Hagen, the spokeswoman for Inergy, calls McCaskill a “champion for Missouri businesses and a champion for job growth. “We appreciate her offer to reach out to FERC on behalf of the MARC 1 project,” Hagen says. “A bipartisan group of members of the Pennsylvania congressional delegation also see the need for energy infrastructure created by the MARC 1 project as well as the need for 600 shovel-ready jobs. We appreciate their letters to FERC on behalf of the project.”
But those senators and congressmen have not had the last word.
On Sept. 29, the EPA sent FERC another letter urging it not to rush to any final decision on the MARC 1. “I believe that the public interest and the environment would be best served by taking more time to fully assess impacts and implications of the MARC 1 project prior to issuing any final decision on certification,” John R. Pomponio, a division head at EPA’s office in Philadelphia, wrote FERC. He said FERC had not fully addressed EPA’s concerns about water quality, forested lands, alternative routes and cumulative impacts of the pipeline.
Those issues are closely related to points Kafer raised in a prescient June 28 letter to FERC. In it she warned of the danger of floods two months before they struck Sept. 8.
“The Loyalsock Watershed floods regularly,” Kafer had written. “Part of the flooding is due to the steep valleys within the watershed, and part … is due to deforestation and impermeable surfaces … “Has any agency plotted the most likely distribution of well pads and selected a route for the MARC 1 that will minimize the number of acres of forest land destroyed by limiting the lengths of gathering lines?”

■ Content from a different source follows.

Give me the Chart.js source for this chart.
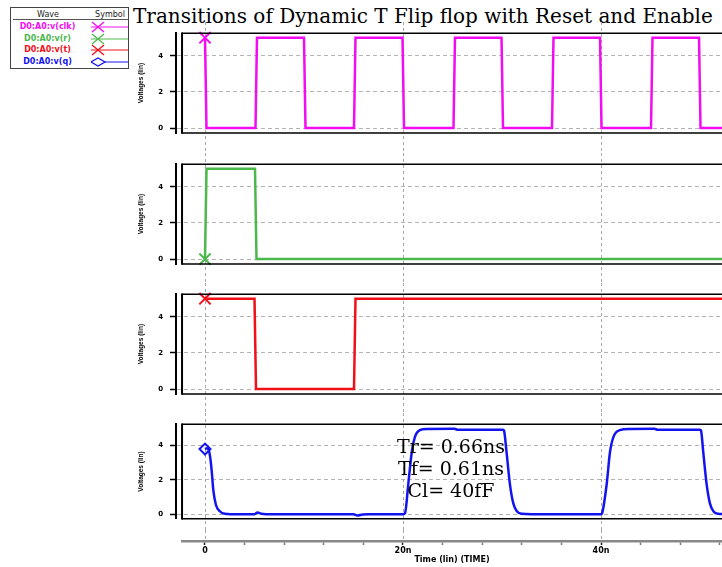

Demarest says flooding is not relevant to Inergy’s pipeline application. “It has no bearing on a proposed pipeline which will go beneath the stream in such a manner as to not be affected by the flooding activity that was experienced.”
He noted that the photograph Kafer submitted to FERC showed a petroleum pipeline that runs parallel to — not perpendicular to — the flooded waterway. He says the MARC 1 would be far less exposed because it would run perpendicular to waterway.
“It’s a dramatic picture, but it’s a dramatic picture that is 90 degrees off base,” Demarest says.